Alessandro Robecchi Il Fatto Quotidiano 25 gennaio 2023
Le Olimpiadi 2026. Salvini punta a battere la corruzione col cronometro
Mentre il Paese si appassiona e freme per i poster nella cameretta del boss, per la mafia che non usa il telefono, per l’attesa febbrile di Zelensky a Sanremo, rischia di passare inosservata una piccola questione edilizia sulle Olimpiadi invernali del 2026. Roba banale, da carpentieri e capi-cantiere, che fa persino vergogna parlarne, Eppure bisogna.
Per la pista di pattinaggio veloce di Baselga di Piné (Trento) serve una copertura, cioè, così chiede la Federazione Internazionale, e fare la copertura (il tetto) costa più di 50 milioni, qualcuno dice 75, che è una bella botta, specie se si considera che il pattinaggio di velocità non è esattamente lo sport più popolare del Paese, non siamo mica in Canada, e quindi sarebbero parecchi milioni spesi non benissimo, diciamo.
Si propone Torino, che ha un impianto per il pattinaggio ad alta velocità (l’Oval) avendolo costruito per altre Olimpiadi invernali, quelle del 2006; e siccome non è che in autostrada c’è la fila per andare a pattinare a duecento all’ora, ci si chiede se l’Italia sia pronta ad avere ben due piste così costose che – in assenza di Olimpiadi – servono a una dozzina di persone. Considerati i praticanti di pattinaggio veloce, insomma, si tratterebbe di stanziare un milioncino a testa, tanto vale darglielo in contanti e spedirli a pattinare in Alaska.

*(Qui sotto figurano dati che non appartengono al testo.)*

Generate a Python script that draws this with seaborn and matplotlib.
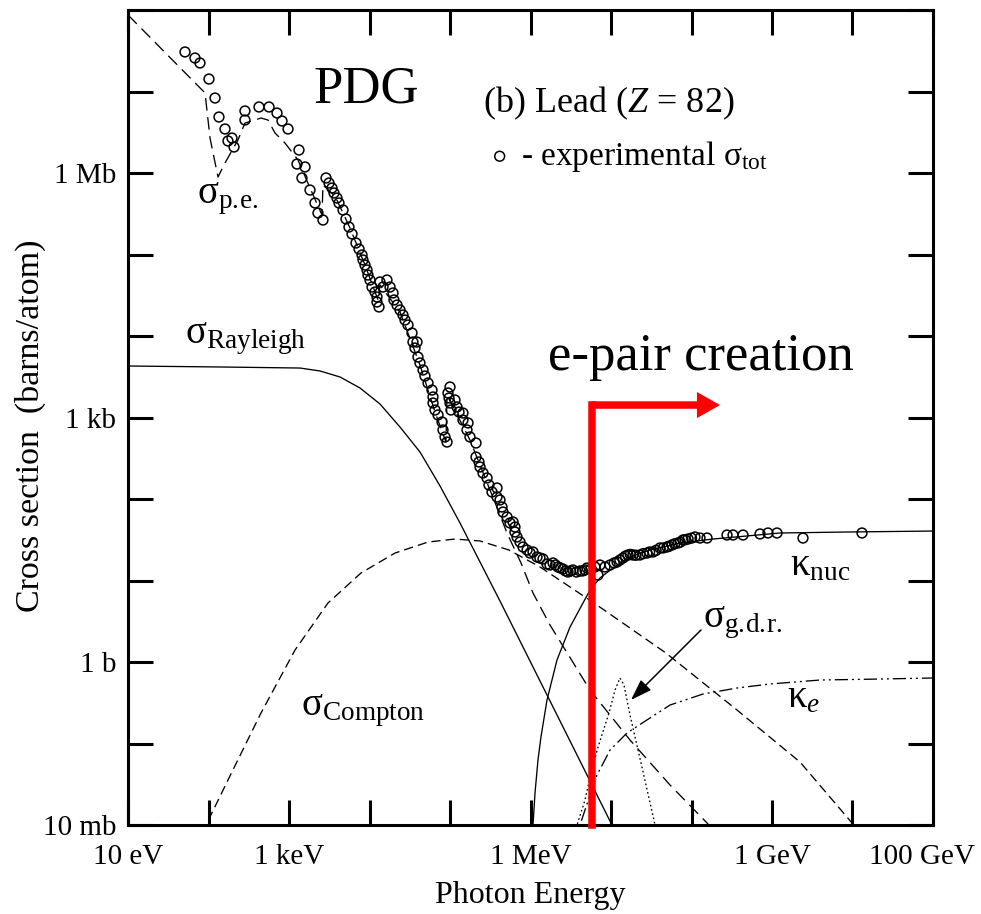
import numpy as np
import pandas as pd
import matplotlib
matplotlib.use("Agg")
import matplotlib.pyplot as plt
from matplotlib.patches import FancyArrowPatch, ArrowStyle
from matplotlib.ticker import FixedLocator, FixedFormatter, NullLocator
from matplotlib.transforms import ScaledTranslation
import seaborn as sns

# ---------------------------------------------------------------
# Values: log10(photon energy / eV) and
# log10(cross section / barn)
# ---------------------------------------------------------------
X_LIM_LOG = (1.0, 11.0)
Y_LIM_LOG = (-2.0, 8.0)

X_TICK_LOG = [1, 2, 3, 4, 5, 6, 7, 8, 9, 10, 11]
X_TICK_LABELS = ["10 eV", "", "1 keV", "", "", "1 MeV", "", "", "1 GeV", "", "100 GeV"]
Y_TICK_LOG = [-2, -1, 0, 1, 2, 3, 4, 5, 6, 7, 8]
Y_TICK_LABELS = ["10 mb", "", "1 b", "", "", "1 kb", "", "", "1 Mb", "", ""]

# experimental total cross section (open circles)
EXP_LOGE = [1.708, 1.832, 1.894, 2.006, 2.081, 2.130, 2.205, 2.242, 2.292, 2.317,
            2.453, 2.453, 2.627, 2.752, 2.851, 2.913, 2.988, 3.124, 3.099, 3.199,
            3.161, 3.261, 3.323, 3.360, 3.422, 3.460, 3.497, 3.534, 3.559, 3.596,
            3.621, 3.671, 3.708, 3.745, 3.783, 3.832, 3.870, 3.907, 3.919, 3.944,
            3.969, 3.981, 4.006, 4.031, 4.068, 4.093, 4.093, 4.118, 4.130, 4.168,
            4.217, 4.255, 4.292, 4.304, 4.342, 4.379, 4.416, 4.441, 4.478, 4.528,
            4.540, 4.590, 4.565, 4.602, 4.627, 4.665, 4.689, 4.727, 4.776, 4.789,
            4.789, 4.814, 4.851, 4.901, 4.913, 4.938, 4.963, 5.000, 4.975, 4.988,
            5.000, 5.012, 5.062, 5.087, 5.112, 5.161, 5.161, 5.224, 5.211, 5.248,
            5.323, 5.323, 5.360, 5.373, 5.410, 5.460, 5.484, 5.584, 5.522, 5.584,
            5.621, 5.646, 5.658, 5.708, 5.745, 5.783, 5.807, 5.807, 5.832, 5.870,
            5.907, 5.957, 5.994, 6.031, 6.081, 6.117, 6.155, 6.205, 6.242, 6.280,
            6.311, 6.342, 6.373, 6.404, 6.435, 6.466, 6.497, 6.528, 6.571, 6.615,
            6.646, 6.677, 6.702, 6.750, 6.801, 6.838, 6.863, 6.925, 6.988, 7.040,
            7.075, 7.110, 7.149, 7.180, 7.211, 7.240, 7.273, 7.310, 7.360, 7.400,
            7.447, 7.480, 7.522, 7.560, 7.609, 7.650, 7.696, 7.720, 7.758, 7.790,
            7.832, 7.860, 7.894, 7.920, 7.957, 8.000, 8.043, 8.106, 8.193, 8.441,
            8.516, 8.640, 8.851, 8.950, 9.062, 9.385, 10.118]
EXP_LOGSIG = [7.485, 7.411, 7.350, 7.153, 6.920, 6.687, 6.540, 6.393, 6.429, 6.319,
              6.761, 6.650, 6.810, 6.810, 6.736, 6.638, 6.540, 6.282, 6.110, 6.074,
              5.939, 5.791, 5.632, 5.509, 5.423, 5.939, 5.877, 5.816, 5.755, 5.693,
              5.632, 5.546, 5.436, 5.337, 5.252, 5.141, 5.067, 4.994, 4.933, 4.871,
              4.810, 4.748, 4.687, 4.601, 4.540, 4.479, 4.417, 4.356, 4.663, 4.601,
              4.687, 4.601, 4.528, 4.442, 4.380, 4.319, 4.258, 4.196, 4.135, 4.037,
              3.926, 3.926, 3.853, 3.742, 3.669, 3.583, 3.509, 3.423, 3.337, 3.252,
              3.178, 3.092, 3.031, 2.945, 2.847, 2.761, 2.699, 3.374, 3.301, 3.239,
              3.178, 3.092, 3.215, 3.129, 3.067, 3.055, 2.969, 2.933, 2.847, 2.761,
              2.687, 2.515, 2.454, 2.393, 2.319, 2.258, 2.172, 2.135, 2.086, 2.025,
              1.988, 1.902, 1.840, 1.779, 1.706, 1.718, 1.656, 1.595, 1.534, 1.472,
              1.411, 1.374, 1.337, 1.350, 1.288, 1.276, 1.264, 1.202, 1.190, 1.215,
              1.190, 1.166, 1.153, 1.141, 1.117, 1.104, 1.117, 1.129, 1.104, 1.117,
              1.117, 1.129, 1.153, 1.141, 1.166, 1.067, 1.190, 1.166, 1.190, 1.215,
              1.227, 1.250, 1.276, 1.300, 1.313, 1.320, 1.313, 1.310, 1.313, 1.330,
              1.337, 1.350, 1.350, 1.370, 1.399, 1.400, 1.411, 1.420, 1.436, 1.450,
              1.460, 1.470, 1.497, 1.500, 1.509, 1.520, 1.534, 1.521, 1.521, 1.558,
              1.558, 1.558, 1.571, 1.583, 1.583, 1.521, 1.583]

# photoelectric (sigma_p.e.)
PE_LOGE = [1.000, 1.957, 2.019, 2.118, 2.205, 2.366, 2.453, 2.578, 2.652, 2.739,
           2.826, 2.950, 3.112, 3.261, 3.410, 3.422, 3.571, 3.758, 3.944, 4.106,
           4.130, 4.379, 4.627, 4.814, 4.950, 4.963, 5.248, 5.497, 5.621, 5.708,
           5.882, 6.031, 6.242, 6.739, 7.236, 7.733, 8.193, 8.300]
PE_LOGSIG = [7.939, 6.982, 6.429, 5.951, 6.123, 6.405, 6.613, 6.650, 6.675, 6.650,
             6.491, 6.368, 6.160, 5.816, 5.485, 5.853, 5.718, 5.325, 4.871, 4.442,
             4.626, 4.294, 3.644, 3.067, 2.699, 3.276, 2.724, 2.110, 1.804, 1.583,
             1.215, 0.847, 0.454, -0.344, -0.957, -1.509, -1.975, -2.100]

# Rayleigh (coherent) scattering
RAY_LOGE = [1.000, 2.143, 3.137, 3.385, 3.634, 3.882, 4.130, 4.379, 4.627, 4.876,
            5.124, 5.373, 5.621, 5.994, 6.491, 7.012, 7.060]
RAY_LOGSIG = [3.632, 3.620, 3.607, 3.571, 3.497, 3.362, 3.166, 2.883, 2.577, 2.160,
              1.706, 1.227, 0.748, 0.012, -0.969, -2.000, -2.100]

# Compton (incoherent) scattering
COMP_LOGE = [1.930, 1.969, 2.242, 2.652, 3.075, 3.484, 3.894, 4.317, 4.727, 5.062,
             5.373, 5.733, 6.118, 6.789, 7.683, 8.565, 9.348, 9.994, 10.050]
COMP_LOGSIG = [-2.100, -2.000, -1.448, -0.626, 0.147, 0.724, 1.092, 1.337, 1.472, 1.509,
               1.485, 1.374, 1.166, 0.724, 0.110, -0.589, -1.227, -1.975, -2.100]

# pair production, nuclear field (kappa_nuc)
NUC_LOGE = [6.026, 6.031, 6.056, 6.093, 6.130, 6.205, 6.329, 6.491, 6.739, 6.863,
            7.025, 7.236, 7.484, 7.857, 8.267, 9.099, 9.932, 11.000]
NUC_LOGSIG = [-2.300, -2.000, -1.607, -1.202, -0.920, -0.466, 0.025, 0.429, 0.883, 1.031,
              1.153, 1.288, 1.374, 1.460, 1.509, 1.583, 1.595, 1.607]

# pair production, electron field (kappa_e)
KE_LOGE = [6.590, 6.615, 6.739, 6.826, 6.988, 7.199, 7.484, 7.733, 8.143, 8.565,
           8.975, 9.596, 10.342, 11.000]
KE_LOGSIG = [-2.300, -2.000, -1.632, -1.387, -1.080, -0.871, -0.687, -0.528, -0.393, -0.319,
             -0.270, -0.221, -0.209, -0.196]

# giant dipole resonance (sigma_g.d.r.)
GDR_LOGE = [6.560, 6.578, 6.677, 6.752, 6.839, 6.975, 7.050, 7.112, 7.161, 7.236,
            7.373, 7.547, 7.560]
GDR_LOGSIG = [-2.200, -2.000, -1.693, -1.362, -1.043, -0.626, -0.344, -0.196, -0.282, -0.650,
              -1.239, -2.000, -2.100]

# annotation anchors (log10 values)
GDR_ARROW_FROM = (8.118, 0.393)
GDR_ARROW_TO = (7.248, -0.466)
PAIR_LOGE = 6.764
PAIR_LOGSIG = 3.153
PAIR_TIP_LOGE = 8.354

# ---------------------------------------------------------------
sns.set_style("ticks")
plt.rcParams.update({
    "font.family": ["Liberation Serif", "DejaVu Serif"],
    "mathtext.fontset": "custom",
    "mathtext.rm": "Liberation Serif",
    "mathtext.it": "Liberation Serif:italic",
    "mathtext.bf": "Liberation Serif:bold",
    "axes.edgecolor": "black",
    "text.color": "black",
    "xtick.color": "black",
    "ytick.color": "black",
    "axes.labelcolor": "black",
})

fig = plt.figure(figsize=(9.81, 9.14), dpi=100)
ax = fig.add_axes([0.13048, 0.09737, 0.82059, 0.89168])
ax.set_xscale("log")
ax.set_yscale("log")


def draw_curve(loge, logsig, linestyle):
    df = pd.DataFrame({"E": 10.0 ** np.asarray(loge), "sigma": 10.0 ** np.asarray(logsig)})
    sns.lineplot(data=df, x="E", y="sigma", sort=False, estimator=None, ax=ax,
                 color="black", linewidth=0.95, linestyle=linestyle, legend=False)


draw_curve(RAY_LOGE, RAY_LOGSIG, "-")
draw_curve(NUC_LOGE, NUC_LOGSIG, "-")
draw_curve(COMP_LOGE, COMP_LOGSIG, (0, (7.0, 3.8)))
draw_curve(PE_LOGE, PE_LOGSIG, (0, (9.5, 5.0)))
draw_curve(KE_LOGE, KE_LOGSIG, (0, (10, 3, 1.5, 3, 1.5, 3)))
draw_curve(GDR_LOGE, GDR_LOGSIG, (0, (1.3, 2.0)))

exp_df = pd.DataFrame({"E": 10.0 ** np.asarray(EXP_LOGE), "sigma": 10.0 ** np.asarray(EXP_LOGSIG)})
sns.scatterplot(data=exp_df, x="E", y="sigma", ax=ax, marker="o", s=50,
                facecolors="none", edgecolor="black", linewidth=1.1, zorder=4,
                label="- experimental σ$_{\\mathrm{tot}}$")

ax.set_xlim(10 ** X_LIM_LOG[0], 10 ** X_LIM_LOG[1])
ax.set_ylim(10 ** Y_LIM_LOG[0], 10 ** Y_LIM_LOG[1])

ax.xaxis.set_major_locator(FixedLocator([10.0 ** v for v in X_TICK_LOG]))
ax.xaxis.set_major_formatter(FixedFormatter(X_TICK_LABELS))
ax.yaxis.set_major_locator(FixedLocator([10.0 ** v for v in Y_TICK_LOG]))
ax.yaxis.set_major_formatter(FixedFormatter(Y_TICK_LABELS))
ax.xaxis.set_minor_locator(NullLocator())
ax.yaxis.set_minor_locator(NullLocator())
ax.tick_params(which="major", direction="in", length=18, width=2.2,
               top=True, right=True, labelsize=21)
ax.tick_params(axis="x", pad=14)
ax.tick_params(axis="y", pad=8.5)
for sp in ax.spines.values():
    sp.set_linewidth(2.2)
    sp.set_color("black")

ax.set_xlabel("Photon Energy", fontsize=23)
ax.xaxis.set_label_coords(0.5, -0.069)
ax.set_ylabel("Cross section  (barns/atom)", fontsize=24.5)
ax.yaxis.set_label_coords(-0.102, 0.49)

# legend block
h, l = ax.get_legend_handles_labels()
leg = ax.legend(handles=h, labels=l, title="(b) Lead ($Z$ = 82)", loc="upper left",
                bbox_to_anchor=(0.441, 0.908), frameon=False, fontsize=24, title_fontsize=26,
                alignment="left", handlelength=1.0, handletextpad=0.15, borderpad=0,
                borderaxespad=0, labelspacing=0.5, scatterpoints=1)
leg._legend_box.sep = 12

# curve labels
lab_kw = dict(transform=ax.transAxes, ha="left", va="baseline", fontsize=28)
ax.text(0.0857, 0.7632, "σ$_{\\mathrm{p.\\!e.}}$", **lab_kw)
ax.text(0.0708, 0.5914, "σ$_{\\mathrm{Rayleigh}}$", **lab_kw)
ax.text(0.2149, 0.1350, "σ$_{\\mathrm{Compton}}$", **lab_kw)
ax.text(0.8224, 0.3067, "κ$_{\\mathrm{nuc}}$", **lab_kw)
ax.text(0.7143, 0.2429, "σ$_{\\mathrm{g.\\!d.\\!r.}}$", **lab_kw)
ax.text(0.8186, 0.1448, "κ$_{e}$", **lab_kw)

ax.annotate("", xy=(10 ** GDR_ARROW_TO[0], 10 ** GDR_ARROW_TO[1]),
            xytext=(10 ** GDR_ARROW_FROM[0], 10 ** GDR_ARROW_FROM[1]),
            arrowprops=dict(arrowstyle="-|>,head_length=0.65,head_width=0.22",
                            mutation_scale=20, color="black", lw=1.1,
                            shrinkA=0, shrinkB=0))

# overlay: PDG and e-pair creation marker
ax.text(0.2298, 0.8871, "PDG", transform=ax.transAxes, ha="left", va="baseline", fontsize=38)
ax.text(0.5217, 0.5583, "e-pair creation", transform=ax.transAxes, ha="left",
        va="baseline", fontsize=38)
ax.plot([10 ** PAIR_LOGE, 10 ** PAIR_LOGE], [10 ** Y_LIM_LOG[0], 10 ** PAIR_LOGSIG],
        color="red", lw=5.4, solid_capstyle="projecting", clip_on=False, zorder=6)
ax.add_patch(FancyArrowPatch(
    posA=(10 ** PAIR_LOGE, 10 ** PAIR_LOGSIG), posB=(10 ** PAIR_TIP_LOGE, 10 ** PAIR_LOGSIG),
    arrowstyle=ArrowStyle.Simple(head_length=0.83, head_width=0.94, tail_width=0.27),
    mutation_scale=20, color="red", lw=0, shrinkA=0, shrinkB=0,
    transform=ax.transData, zorder=6))

# nudge the last energy label inward, as in the reference
fig.canvas.draw()
last_lab = ax.xaxis.get_major_ticks()[-1].label1
last_lab.set_transform(last_lab.get_transform() + ScaledTranslation(-0.11, 0, fig.dpi_scale_trans))

fig.savefig("out.png", dpi=100)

Cosa che, tra parentesi, vale anche per la famosa pista di bob di Cortina, che costerà come una spedizione su Marte perché bisogna praticamente demolirla e ricostruirla, mentre ce n’è una seminuova a Torino, chiusa perché non la usa nessuno, e la gente che pratica il bob, in Italia, ammonta a una ventina di persone.
Nonostante tutto questo – e molte atre cose ancora – non si interrompe il mantra rassicurante che risuona ovunque (dal Coni al Cio, alla regione Veneto, alla regione Lombardia, alla ridente e innevatissima città di Milano, a Cortina, eccetera): le Olimpiadi sono un affarone, arriverà un sacco di gente, dormirà tra Cortina e Milano, spenderà dei soldi, diventeremo tutti ricchi e l’economia ne trarrà giovamento. La solita fuffa dei grandi eventi: si passano anni a decantare ipotetici guadagni (prima) e anni a leccarsi le ferite (dopo), mentre si nega di averne riportate (Expo docet), con l’aggravante che se dici qualcosa di critico passi per nemico dello sviluppo, del Paese, retrogrado e noioso.
Naturalmente tutti siamo portati all’ottimismo, specie da quando Matteo Salvini è ministro delle Infrastrutture. Perché siamo sicuri che infrastrutture decenti chissà, ma il buonumore è assicurato. “Dovremo correre come matti”, dice constatando ritardi spaventosi (il completamento di alcune opere per le Olimpiadi del 2026 è previsto nel 2027, che meraviglia!). Ma non solo, eccolo ribaltare il grande assioma del malaffare nazionale: “C’è chi pensa che la corruzione si contrasti con una lunga procedura di controlli – dice al Sole 24 Ore – io penso il contrario, con meno uffici in cui le pratiche girano ci sono meno probabilità di incontrare corrotti e corruttori”.
Cioè (traduco dal salvinese all’italiano): se facciamo i lavori in fretta, senza controlli, di corsa, senza guardare chi li fa, come, con quali materiali, con quali appalti, con quali regole, corrotti e corruttori non riescono a starci dietro e tutto sarà pulito. Insomma, Salvini punta a battere la corruzione col cronometro. Quando arrivano a braccetto, corrotto e corruttore, trovano l’opera già fatta, e lui lì col cacciavite in mano e un sorriso olimpico. Ve l’ha fatta, eh! Che sagoma!